Review of Beyond the Walls 2019

In anticipation of the publication of 2020’s Beyond the Walls anthology, I have been reflecting on past editions.

By A Creative Writing Student

At first glance, the most striking part of 2019’s Beyond the Walls, is the front cover. The bright yellow background allows the title to stand out and is eye-catching as its sits on a bookshelf. The skilfully etched hand invites the reader in, gesturing them to open up, to delve Beyond the Walls. The blurb takes the reader on a whirl-wind tour of both York St John University and York itself, it’s epic history ranging from ‘Roman ruins, Viking remains, a Gothic cathedral and Victorian splendour crisscrossed with Medieval cobbles.’ 2019’s theme is immediately clear, the ever-changing matter of identity, a subject that can take us, as Dr Naomi Booth states in her preface, from ‘Yorkshire to Nebraska to Mars’. It’s a question asked of the reader in the blurb; ‘Who will you become after venturing beyond the walls?’. I’m ready to go. It’s an exciting start.

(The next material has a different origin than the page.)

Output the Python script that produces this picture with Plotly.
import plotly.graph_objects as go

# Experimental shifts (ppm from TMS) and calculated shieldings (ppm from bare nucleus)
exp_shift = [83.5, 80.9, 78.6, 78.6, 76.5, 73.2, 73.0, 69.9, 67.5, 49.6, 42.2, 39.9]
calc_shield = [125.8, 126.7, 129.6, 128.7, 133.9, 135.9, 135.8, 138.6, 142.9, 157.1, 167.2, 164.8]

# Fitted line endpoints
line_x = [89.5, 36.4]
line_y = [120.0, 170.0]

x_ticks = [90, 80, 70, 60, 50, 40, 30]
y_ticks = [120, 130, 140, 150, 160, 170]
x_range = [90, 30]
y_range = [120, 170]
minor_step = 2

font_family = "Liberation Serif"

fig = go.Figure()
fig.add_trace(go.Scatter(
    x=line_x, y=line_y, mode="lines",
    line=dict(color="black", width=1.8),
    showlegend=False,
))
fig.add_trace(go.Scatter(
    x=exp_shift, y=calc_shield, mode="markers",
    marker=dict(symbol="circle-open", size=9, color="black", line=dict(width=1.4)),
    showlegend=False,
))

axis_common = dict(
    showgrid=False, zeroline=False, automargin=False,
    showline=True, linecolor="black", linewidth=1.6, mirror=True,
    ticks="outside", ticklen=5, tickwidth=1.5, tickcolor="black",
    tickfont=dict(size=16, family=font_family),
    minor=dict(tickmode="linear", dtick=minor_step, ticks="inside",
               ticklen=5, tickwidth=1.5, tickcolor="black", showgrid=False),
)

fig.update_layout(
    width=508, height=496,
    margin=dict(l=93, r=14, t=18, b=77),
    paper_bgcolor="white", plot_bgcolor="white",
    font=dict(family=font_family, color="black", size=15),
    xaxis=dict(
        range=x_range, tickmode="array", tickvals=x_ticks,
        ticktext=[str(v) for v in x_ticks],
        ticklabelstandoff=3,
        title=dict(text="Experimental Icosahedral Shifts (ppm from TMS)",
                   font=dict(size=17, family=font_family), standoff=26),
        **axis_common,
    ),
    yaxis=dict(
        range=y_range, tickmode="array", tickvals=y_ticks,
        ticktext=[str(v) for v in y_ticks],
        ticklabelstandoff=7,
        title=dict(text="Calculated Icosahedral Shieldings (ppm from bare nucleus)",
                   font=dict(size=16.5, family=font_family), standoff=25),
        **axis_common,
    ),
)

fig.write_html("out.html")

Three forms of writing are included in 2019’s Beyond the Walls; poems, creative non-fiction and prose. We begin with poetry. We begin with home. Where better to explore the theme of identity than with home? The first place to shape us, the place we can love and hate, miss and long for, all in equal measure, all at the same time. As promised, we arrive in Nebraska with a bitter-sweet love-letter to a home even colder than Yorkshire’s winter, but it’s a place that grows on its writer through the poem. We move to London where Secret Lives Beyond Uncanny Doors highlights all the things we cannot see behind closed doors through its use of bold blocks of black, reminding us never to assume we know what’s truly going on. We pack up and move in Home, as the writer worries about the mark they’ll make in this new phase of life, in this new place, under ‘new clouds […that] aren’t the clouds that I’m used to’. But identity is more than the place we call home, and Beyond the Walls does not forget this. Skilfully tackling issues of consent, mental illness, discrimination and disrespect, Mine NOT Yours! takes the reader through all the lessons in society, from the ones untold to the ones that are never heard and the ones few wish to understand. Defined explores where identity sits in all of these. We end with a lens focused on confidence and warning of the dangers of comparing you own to others.  Already we have covered a wide range of topics, and the next two forms only seek to add more.

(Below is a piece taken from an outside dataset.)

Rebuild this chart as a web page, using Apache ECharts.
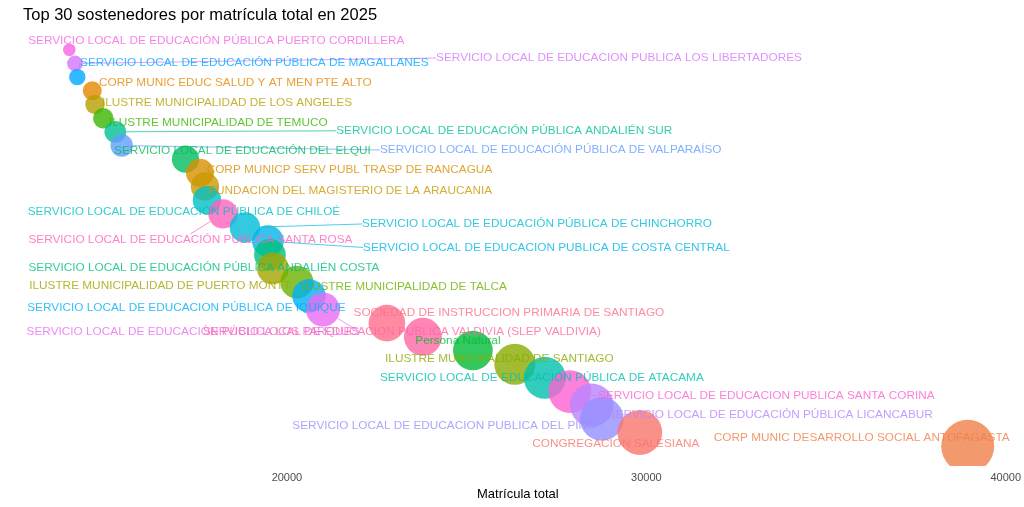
<!DOCTYPE html>
<html>
<head>
<meta charset="utf-8">
<script src="https://cdn.jsdelivr.net/npm/echarts@6/dist/echarts.min.js"></script>
<style>
  html, body { margin: 0; padding: 0; background: #fff; }
  #chart { width: 1024px; height: 507px; }
</style>
</head>
<body>
<div id="chart"></div>
<script>
  // sostenedores ordered from smallest to largest enrolment (top to bottom in the plot)
  const sostenedores = [
    'SERVICIO LOCAL DE EDUCACIÓN PÚBLICA PUERTO CORDILLERA',
    'SERVICIO LOCAL DE EDUCACION PUBLICA LOS LIBERTADORES',
    'SERVICIO LOCAL DE EDUCACIÓN PÚBLICA DE MAGALLANES',
    'CORP MUNIC EDUC SALUD Y AT MEN PTE ALTO',
    'ILUSTRE MUNICIPALIDAD DE LOS ANGELES',
    'ILUSTRE MUNICIPALIDAD DE TEMUCO',
    'SERVICIO LOCAL DE EDUCACIÓN PÚBLICA ANDALIÉN SUR',
    'SERVICIO LOCAL DE EDUCACIÓN PÚBLICA DE VALPARAÍSO',
    'SERVICIO LOCAL DE EDUCACIÓN DEL ELQUI',
    'CORP MUNICP SERV PUBL TRASP DE RANCAGUA',
    'FUNDACION DEL MAGISTERIO DE LA ARAUCANIA',
    'SERVICIO LOCAL DE EDUCACIÓN PÚBLICA DE CHILOÉ',
    'SERVICIO LOCAL DE EDUCACIÓN PUBLICA SANTA ROSA',
    'SERVICIO LOCAL DE EDUCACIÓN PÚBLICA DE CHINCHORRO',
    'SERVICIO LOCAL DE EDUCACION PUBLICA DE COSTA CENTRAL',
    'SERVICIO LOCAL DE EDUCACIÓN PÚBLICA ANDALIÉN COSTA',
    'ILUSTRE MUNICIPALIDAD DE PUERTO MONTT',
    'ILUSTRE MUNICIPALIDAD DE TALCA',
    'SERVICIO LOCAL DE EDUCACION PÚBLICA DE IQUIQUE',
    'SERVICIO LOCAL DE EDUCACIÓN PÚBLICA LOS PARQUES',
    'SOCIEDAD DE INSTRUCCION PRIMARIA DE SANTIAGO',
    'SERVICIO LOCAL DE EDUCACION PUBLICA VALDIVIA (SLEP VALDIVIA)',
    'Persona Natural',
    'ILUSTRE MUNICIPALIDAD DE SANTIAGO',
    'SERVICIO LOCAL DE EDUCACIÓN PÚBLICA DE ATACAMA',
    'SERVICIO LOCAL DE EDUCACION PUBLICA SANTA CORINA',
    'SERVICIO LOCAL DE EDUCACIÓN PÚBLICA LICANCABUR',
    'SERVICIO LOCAL DE EDUCACION PUBLICA DEL PINO',
    'CONGREGACION SALESIANA',
    'CORP MUNIC DESARROLLO SOCIAL ANTOFAGASTA'
  ]

  const matricula = [
    13944, 14103, 14167, 14584, 14659, 14890, 15224, 15402, 17177, 17580,
    17719, 17775, 18220, 18832, 19471, 19527, 19611, 20278, 20612, 21001,
    22782, 23783, 25174, 26342, 27177, 27872, 28484, 28762, 29819, 38943
  ]

  const xTicks = [20000, 30000, 40000]

  // label placement (offset of label centre from its bubble, px)
  const labelOffsets = [
    [147, -9], [544, -5.5], [177, -14], [143, -8], [132, -1.5],
    [115, 5], [389, -1], [429, 4.5], [57, -8], [149.5, -3],
    [145.5, 4.5], [-23, 12], [-32.5, 26], [292, -3.5], [278.5, 6.3],
    [-66, 12.6], [-113, 17.5], [107.5, 5], [-122.5, 11.6], [-130, 22],
    [122, -10.7], [-21, -5], [-15, -9.5], [-15.5, -5], [-3, 0],
    [196.5, 4.5], [178.5, 10], [-157.5, 7], [-24, 11.5], [-106, -8]
  ]
  const withSegment = [1, 2, 6, 7, 12, 13, 14, 19, 25]

  const FONT = '"Liberation Sans", Arial, sans-serif'

  // ggplot2 hue palette (hcl, l = 65, c = 100)
  function hcl(h, c, l) {
    const hr = h * Math.PI / 180
    const U = c * Math.cos(hr)
    const V = c * Math.sin(hr)
    const Xn = 95.047, Yn = 100, Zn = 108.883
    const un = 4 * Xn / (Xn + 15 * Yn + 3 * Zn)
    const vn = 9 * Yn / (Xn + 15 * Yn + 3 * Zn)
    const Y = l > 8 ? Yn * Math.pow((l + 16) / 116, 3) : Yn * l / 903.3
    const u = U / (13 * l) + un
    const v = V / (13 * l) + vn
    const X = Y * 9 * u / (4 * v)
    const Z = Y * (12 - 3 * u - 20 * v) / (4 * v)
    const lin = [
      3.240479 * X - 1.537150 * Y - 0.498535 * Z,
      -0.969256 * X + 1.875992 * Y + 0.041556 * Z,
      0.055648 * X - 0.204043 * Y + 1.057311 * Z
    ].map((c) => c / 100)
    const gam = lin.map((c) => {
      const g = c <= 0.0031308 ? 12.92 * c : 1.055 * Math.pow(c, 1 / 2.4) - 0.055
      return Math.round(Math.max(0, Math.min(1, g)) * 255)
    })
    return '#' + gam.map((n) => n.toString(16).padStart(2, '0')).join('')
  }

  const sortKey = (s) => s.normalize('NFD').replace(/[\u0300-\u036f]/g, '').toUpperCase()
  const levels = [...sostenedores].sort((a, b) => {
    const ka = sortKey(a), kb = sortKey(b)
    return ka < kb ? -1 : ka > kb ? 1 : 0
  })
  const colorOf = (name) => hcl(15 + 360 / levels.length * levels.indexOf(name), 100, 65)

  const vMin = Math.min(...matricula)
  const vMax = Math.max(...matricula)
  const radius = (v) => 6.3 + 20.2 * Math.sqrt((v - vMin) / (vMax - vMin))

  const n = sostenedores.length
  const points = sostenedores.map((name, i) => {
    const color = colorOf(name)
    return {
      name,
      value: [matricula[i], n - i],
      itemStyle: { color, opacity: 0.8 },
      label: { color },
      labelLine: { show: withSegment.includes(i), lineStyle: { color, width: 0.7 } }
    }
  })

  const chart = echarts.init(document.getElementById('chart'), null, { renderer: 'canvas' })

  chart.setOption({
    animation: false,
    backgroundColor: '#ffffff',
    title: {
      text: 'Top 30 sostenedores por matrícula total en 2025',
      left: 23,
      top: 7,
      padding: 0,
      textStyle: { fontFamily: FONT, fontSize: 16.5, fontWeight: 'normal', color: '#000000' }
    },
    grid: { left: 23, right: 11, top: 30, bottom: 41, containLabel: false },
    xAxis: {
      type: 'value',
      min: 12656,
      max: 40195,
      name: 'Matrícula total',
      nameLocation: 'middle',
      nameGap: 20,
      nameTextStyle: { fontFamily: FONT, fontSize: 13, color: '#000000' },
      axisLine: { show: false },
      axisTick: { show: false },
      splitLine: { show: false },
      axisLabel: {
        customValues: xTicks,
        formatter: (v) => String(v),
        fontFamily: FONT,
        fontSize: 11,
        color: '#4D4D4D',
        margin: 6
      }
    },
    yAxis: {
      type: 'value',
      min: -0.45,
      max: 31.45,
      show: false
    },
    // panel clipping below the plotting area (bubbles are cut at the panel edge)
    graphic: [
      {
        type: 'rect',
        z: 100,
        silent: true,
        shape: { x: 930, y: 466, width: 57, height: 12 },
        style: { fill: '#ffffff' }
      }
    ],
    series: [
      {
        type: 'scatter',
        data: points,
        symbol: 'circle',
        symbolSize: (val) => 2 * radius(val[0]),
        label: {
          show: true,
          position: 'inside',
          formatter: (p) => p.name,
          fontFamily: FONT,
          fontSize: 11.8
        },
        labelLayout: (params) => {
          const o = labelOffsets[params.dataIndex]
          return { dx: o[0], dy: o[1] }
        },
        emphasis: { disabled: true }
      }
    ]
  })
</script>
</body>
</html>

Although the shortest, the creative-nonfiction of 2019’s Beyond the Walls packs an epic punch. Both pieces take the reader on an emotional journey, continuing through the exploration of past identities and homes. The Morning After mourns lost identities, working through the grief. Grandma’s House is a more nostalgic trip down memory lane, back to a time of childhood, chicken and chips.

Our theme of identity turns a chilling corner in the prose section. The first is a mysterious journey through the subconscious mind as the character seeks to find the answers of the future. The next story has its characters literally paying for their lives with all aspects of their identities, highlighting all the parts of the world that make us us. These stories create a sense uncanniness, alluding to the dangerous undercurrents an unsure identity can have. Learning about yourself is also tackled, heart-warmingly so, in String Making, which accounts a tale of a child learning about herself. She learns to accept her identity as she holds some ‘strings’ with pride, whilst letting other parts slip away. We begin to explore the impact of other people on identity, too. String Making looks at the identity of ‘friend’ and what it means to hold that title, while Mr Smith lovingly tells the story of a man who continues with his and his wife’s traditions even after she has died. But identity cannot be explored by writers without the anthology taking a look at writing itself, and its impact on identity. Skilfully giving voice to a character talking to his writer, The Four Ghosts of Martin Croft allows Martin to voice his opinion of his writer as they take his identity for their own. This story also explores the links of family identity and identities of past lives lost in time.

Every page of 2019’s Beyond the Walls provides moving and thought-proving pieces that all deliver on the promise to move beyond the walls of York (and Nebraska and Mars) and deep into ourselves. Feeling inspired, I’m excited to now read 2018’s edition and see where they take us beyond the walls.